_Data provided_:
☆ ☆ ☆ ☆

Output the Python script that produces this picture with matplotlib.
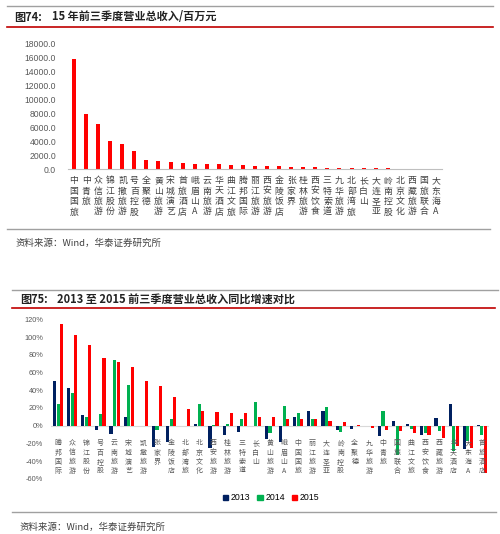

☆ ☆ ☆ ☆

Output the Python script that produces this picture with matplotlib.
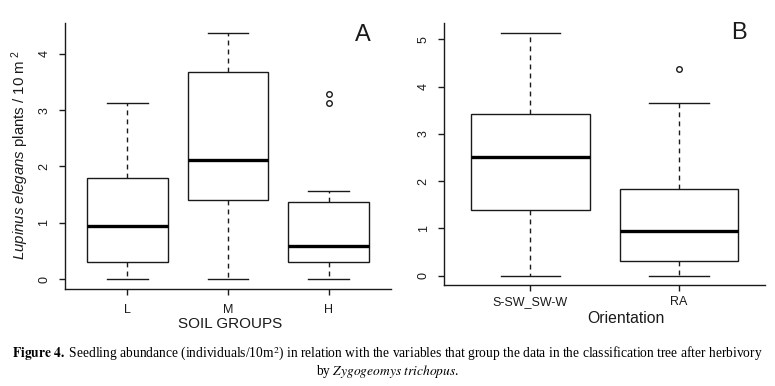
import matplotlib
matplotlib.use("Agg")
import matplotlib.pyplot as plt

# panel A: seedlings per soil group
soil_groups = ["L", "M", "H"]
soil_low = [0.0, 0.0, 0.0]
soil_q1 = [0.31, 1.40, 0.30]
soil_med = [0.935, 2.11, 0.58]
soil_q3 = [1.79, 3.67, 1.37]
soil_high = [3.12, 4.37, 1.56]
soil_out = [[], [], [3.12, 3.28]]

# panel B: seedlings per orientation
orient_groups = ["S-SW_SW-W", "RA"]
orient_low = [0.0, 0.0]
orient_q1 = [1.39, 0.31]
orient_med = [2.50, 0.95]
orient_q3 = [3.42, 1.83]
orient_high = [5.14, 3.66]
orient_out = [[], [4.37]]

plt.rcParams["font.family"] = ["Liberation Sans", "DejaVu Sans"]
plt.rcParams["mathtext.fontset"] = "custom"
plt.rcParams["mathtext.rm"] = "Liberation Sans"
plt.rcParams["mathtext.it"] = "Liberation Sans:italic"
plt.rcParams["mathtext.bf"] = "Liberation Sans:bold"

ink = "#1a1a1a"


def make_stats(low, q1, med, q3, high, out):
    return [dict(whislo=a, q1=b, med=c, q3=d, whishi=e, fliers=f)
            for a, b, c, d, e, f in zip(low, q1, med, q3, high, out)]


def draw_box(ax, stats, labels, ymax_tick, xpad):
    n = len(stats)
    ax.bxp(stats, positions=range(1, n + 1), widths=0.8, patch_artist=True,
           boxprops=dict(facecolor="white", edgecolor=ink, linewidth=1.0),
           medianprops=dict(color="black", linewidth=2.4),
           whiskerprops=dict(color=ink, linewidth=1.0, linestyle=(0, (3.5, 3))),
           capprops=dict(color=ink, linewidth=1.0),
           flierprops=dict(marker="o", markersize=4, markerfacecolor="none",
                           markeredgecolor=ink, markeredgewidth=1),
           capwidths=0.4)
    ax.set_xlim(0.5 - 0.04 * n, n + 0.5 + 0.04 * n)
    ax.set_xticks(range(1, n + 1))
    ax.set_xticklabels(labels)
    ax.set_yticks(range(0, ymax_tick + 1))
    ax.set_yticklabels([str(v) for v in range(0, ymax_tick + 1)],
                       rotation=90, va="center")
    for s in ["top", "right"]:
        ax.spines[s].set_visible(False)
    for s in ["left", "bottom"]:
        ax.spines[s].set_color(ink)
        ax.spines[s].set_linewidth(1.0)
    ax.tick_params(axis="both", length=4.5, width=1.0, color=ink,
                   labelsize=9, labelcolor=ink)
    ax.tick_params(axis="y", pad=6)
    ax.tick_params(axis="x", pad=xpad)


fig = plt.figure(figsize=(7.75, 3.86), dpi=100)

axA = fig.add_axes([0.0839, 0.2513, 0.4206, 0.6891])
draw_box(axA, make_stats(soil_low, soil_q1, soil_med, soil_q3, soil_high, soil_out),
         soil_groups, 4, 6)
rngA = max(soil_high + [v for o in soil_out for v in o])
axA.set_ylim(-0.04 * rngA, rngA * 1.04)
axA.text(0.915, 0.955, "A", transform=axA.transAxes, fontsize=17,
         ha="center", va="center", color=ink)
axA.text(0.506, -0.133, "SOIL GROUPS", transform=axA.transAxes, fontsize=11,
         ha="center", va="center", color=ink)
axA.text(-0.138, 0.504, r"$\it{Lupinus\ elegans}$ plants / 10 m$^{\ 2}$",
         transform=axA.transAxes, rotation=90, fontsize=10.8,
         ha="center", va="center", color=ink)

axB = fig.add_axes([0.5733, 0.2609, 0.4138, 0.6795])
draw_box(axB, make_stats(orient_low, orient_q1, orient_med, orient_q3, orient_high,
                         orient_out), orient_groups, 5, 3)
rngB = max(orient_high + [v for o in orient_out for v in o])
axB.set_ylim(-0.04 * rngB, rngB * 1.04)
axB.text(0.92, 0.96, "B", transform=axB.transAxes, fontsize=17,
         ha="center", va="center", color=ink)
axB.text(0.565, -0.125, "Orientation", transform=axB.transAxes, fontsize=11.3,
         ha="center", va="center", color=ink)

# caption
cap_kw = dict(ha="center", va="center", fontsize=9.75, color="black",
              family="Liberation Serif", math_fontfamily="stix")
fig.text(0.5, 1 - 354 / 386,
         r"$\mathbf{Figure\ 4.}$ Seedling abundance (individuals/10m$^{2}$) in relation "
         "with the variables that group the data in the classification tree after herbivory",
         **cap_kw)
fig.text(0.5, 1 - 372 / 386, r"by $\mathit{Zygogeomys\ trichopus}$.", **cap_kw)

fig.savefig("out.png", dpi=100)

☆ ☆ ☆ ☆

_Your goal_: From the listing above, copy every line that holds the string "matplotlib".

_Task answer_:
Output the Python script that produces this picture with matplotlib.
Output the Python script that produces this picture with matplotlib.
import matplotlib
matplotlib.use("Agg")
import matplotlib.pyplot as plt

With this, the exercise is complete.